Ein unerwartet stiller, auf wunderbare Weise weltüberwindender Schluss einer ungemein tief Musik fühlenden, Musik erfühlenden Choreografie. Zu welch nahtlosem Eins sein sich zeitgenössische Musik und zeitgenössischer Tanz verschwistern können, hat hier Anne Teresa De Keersmaeker erneut gezeigt und ein bereits 2013 uraufgeführtes Meisterwerk geschaffen. Anschließend an diese Spielserie erweitert De Keersmaeker die Fragestellung: Kann die Bühne Ausstellungsraum werden, den Zuschauer zum Besucher machen? „Work/Travail/Arbeid“ heißt die bis zu achtstündige, begehbare Aufführung, die in Brüssel, London, Paris, New York gezeigt wurde und nun in der Volksbühne ihre deutsche Premiere erlebt.

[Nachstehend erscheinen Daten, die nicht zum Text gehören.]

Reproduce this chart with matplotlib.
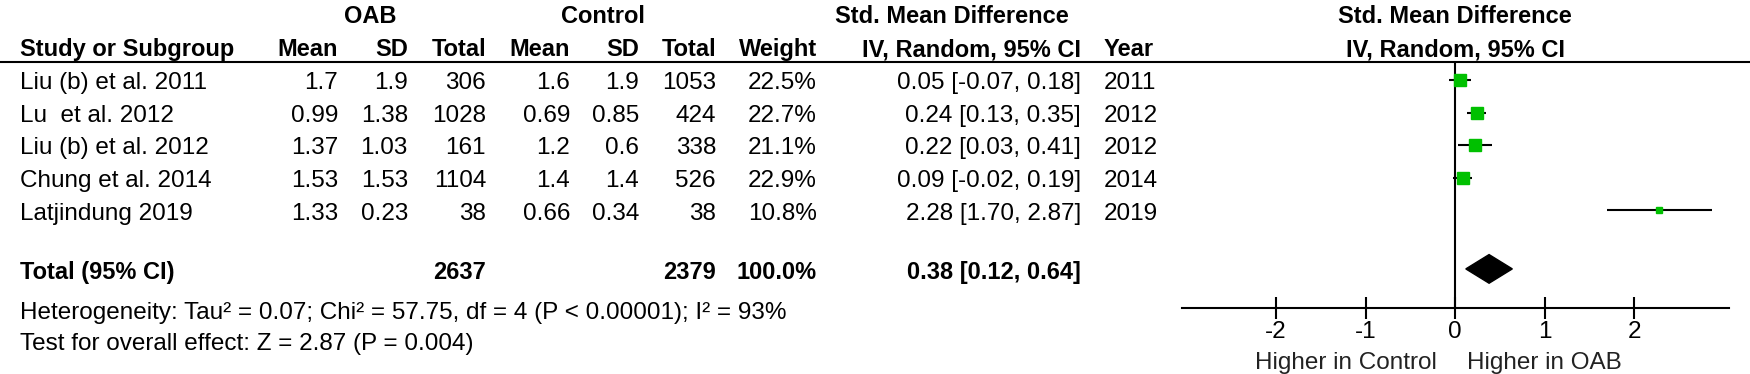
import matplotlib
matplotlib.use('Agg')
import matplotlib.pyplot as plt
from matplotlib.patches import Polygon

plt.rcParams['font.family'] = ['Liberation Sans', 'DejaVu Sans']

studies = ['Liu (b) et al. 2011', 'Lu  et al. 2012', 'Liu (b) et al. 2012',
           'Chung et al. 2014', 'Latjindung 2019']
oab_mean = ['1.7', '0.99', '1.37', '1.53', '1.33']
oab_sd = ['1.9', '1.38', '1.03', '1.53', '0.23']
oab_n = [306, 1028, 161, 1104, 38]
ctl_mean = ['1.6', '0.69', '1.2', '1.4', '0.66']
ctl_sd = ['1.9', '0.85', '0.6', '1.4', '0.34']
ctl_n = [1053, 424, 338, 526, 38]
weight = [22.5, 22.7, 21.1, 22.9, 10.8]
smd = [0.05, 0.24, 0.22, 0.09, 2.28]
ci_lo = [-0.07, 0.13, 0.03, -0.02, 1.70]
ci_hi = [0.18, 0.35, 0.41, 0.19, 2.87]
year = [2011, 2012, 2012, 2014, 2019]

total_oab = 2637
total_ctl = 2379
total_smd = 0.38
total_lo = 0.12
total_hi = 0.64
het_text = 'Heterogeneity: Tau² = 0.07; Chi² = 57.75, df = 4 (P < 0.00001); I² = 93%'
effect_text = 'Test for overall effect: Z = 2.87 (P = 0.004)'
ticks = [-2, -1, 0, 1, 2]

W, H = 1750, 374
FS = 17.5
FSB = 17
LW = 1.5

fig = plt.figure(figsize=(W / 100, H / 100), dpi=100)

# table axes, x in pixels, y in row units
ax_t = fig.add_axes([0, 0, 1, 1])
ax_t.set_xlim(0, W)
ax_t.set_ylim(9.026, -2.453)
ax_t.axis('off')

col_right = {'om': 338, 'osd': 408, 'on': 486, 'cm': 570, 'csd': 639,
             'cn': 716, 'w': 817, 'ci': 1081}
x_study = 20
x_year = 1104
dy = 0.1  # text sits a bit lower than the marks


def txt(x, y, s, ha='right', bold=False):
    ax_t.text(x, y + dy, s, ha=ha, va='center',
              fontsize=FSB if bold else FS,
              fontweight='bold' if bold else 'normal', color='black')


# headers
hy1, hy2 = -2.05, -1.02
txt(370, hy1, 'OAB', ha='center', bold=True)
txt(603, hy1, 'Control', ha='center', bold=True)
txt(952, hy1, 'Std. Mean Difference', ha='center', bold=True)
txt(x_study, hy2, 'Study or Subgroup', ha='left', bold=True)
txt(col_right['om'], hy2, 'Mean', bold=True)
txt(col_right['osd'], hy2, 'SD', bold=True)
txt(col_right['on'], hy2, 'Total', bold=True)
txt(col_right['cm'], hy2, 'Mean', bold=True)
txt(col_right['csd'], hy2, 'SD', bold=True)
txt(col_right['cn'], hy2, 'Total', bold=True)
txt(col_right['w'], hy2, 'Weight', bold=True)
txt(col_right['ci'], hy2, 'IV, Random, 95% CI', bold=True)
txt(x_year, hy2, 'Year', ha='left', bold=True)
ax_t.plot([0, W], [-0.55, -0.55], color='black', lw=LW, solid_capstyle='butt')

# study rows
for i in range(len(studies)):
    txt(x_study, i, studies[i], ha='left')
    txt(col_right['om'], i, oab_mean[i])
    txt(col_right['osd'], i, oab_sd[i])
    txt(col_right['on'], i, str(oab_n[i]))
    txt(col_right['cm'], i, ctl_mean[i])
    txt(col_right['csd'], i, ctl_sd[i])
    txt(col_right['cn'], i, str(ctl_n[i]))
    txt(col_right['w'], i, f'{weight[i]:.1f}%')
    txt(col_right['ci'], i, f'{smd[i]:.2f} [{ci_lo[i]:.2f}, {ci_hi[i]:.2f}]')
    txt(x_year, i, str(year[i]), ha='left')

# total row
ty = 5.8
txt(x_study, ty, 'Total (95% CI)', ha='left', bold=True)
txt(col_right['on'], ty, str(total_oab), bold=True)
txt(col_right['cn'], ty, str(total_ctl), bold=True)
txt(col_right['w'], ty, f'{sum(weight):.1f}%', bold=True)
txt(col_right['ci'], ty, f'{total_smd:.2f} [{total_lo:.2f}, {total_hi:.2f}]', bold=True)
txt(x_study, 7.05, het_text, ha='left')
txt(x_study, 8.0, effect_text, ha='left')

txt(1455, hy1, 'Std. Mean Difference', ha='center', bold=True)
txt(1455, hy2, 'IV, Random, 95% CI', ha='center', bold=True)

# forest plot axes
x0, x1 = 1182, 1729
y_top, y_bot = 62, 308
ax_f = fig.add_axes([x0 / W, 1 - y_bot / H, (x1 - x0) / W, (y_bot - y_top) / H])
ax_f.set_xlim(-3.05, 3.06)
ax_f.set_ylim(7.0, -0.55)
ax_f.patch.set_alpha(0)
for s in ['top', 'left', 'right']:
    ax_f.spines[s].set_visible(False)
ax_f.spines['bottom'].set_linewidth(LW)
ax_f.set_yticks([])
ax_f.set_xticks(ticks)
ax_f.set_xticklabels([str(t) for t in ticks])
ax_f.tick_params(axis='x', direction='inout', length=16, width=LW,
                 labelsize=FS, pad=1)
ax_f.axvline(0, color='black', lw=LW)

for i in range(len(studies)):
    ax_f.plot([ci_lo[i], ci_hi[i]], [i, i], color='black', lw=LW,
              solid_capstyle='butt', zorder=2)
    side = 12 * (weight[i] / 22.7) ** 0.8
    ax_f.plot(smd[i], i, marker='s', ms=side * 0.75, color='#00c000',
              mec='#00c000', ls='none', zorder=3)

dh = 0.44
diamond = Polygon([(total_lo, ty), (total_smd, ty - dh), (total_hi, ty),
                   (total_smd, ty + dh)], closed=True, color='black', zorder=3)
ax_f.add_patch(diamond)

ax_f.text(-0.2, 8.7, 'Higher in Control', ha='right', va='center',
          fontsize=FS, color='#222222', clip_on=False)
ax_f.text(0.13, 8.7, 'Higher in OAB', ha='left', va='center',
          fontsize=FS, color='#222222', clip_on=False)

fig.savefig('out.png', dpi=100)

Dort hat eine Ära, die keine geworden ist, jüngst ihr Finale erlebt: die Halbjahres-Intendanz von Chris Dercon. Sein von Anbeginn heftig umstrittenes Konzept, statt eines regelmäßigen Spielbetriebs mit festem Ensemble auf Gastauftritte zu setzen, ist gescheitert: Berlin braucht kein hypertrophiertes Hebbel am Ufer. Eine katastrophale Auslastung brachte das einstige Schlachtschiff provokanten Theaters ins Schwanken. Doch zwei Millionen Rücklagen sichern, wie man hörte, trotz einer Minus-Bilanz das geplante Programm bis Saisonende. Kultursenator Klaus Lederer gab an, in Ruhe einen Nachfolger für den Belgier, dessen Bezüge bis Jahresende weiterlaufen, zu suchen und hat Klaus Dörr zum kommissarischen Leiter berufen. Was das künftig für die Volksbühne bedeutet, ist völlig offen.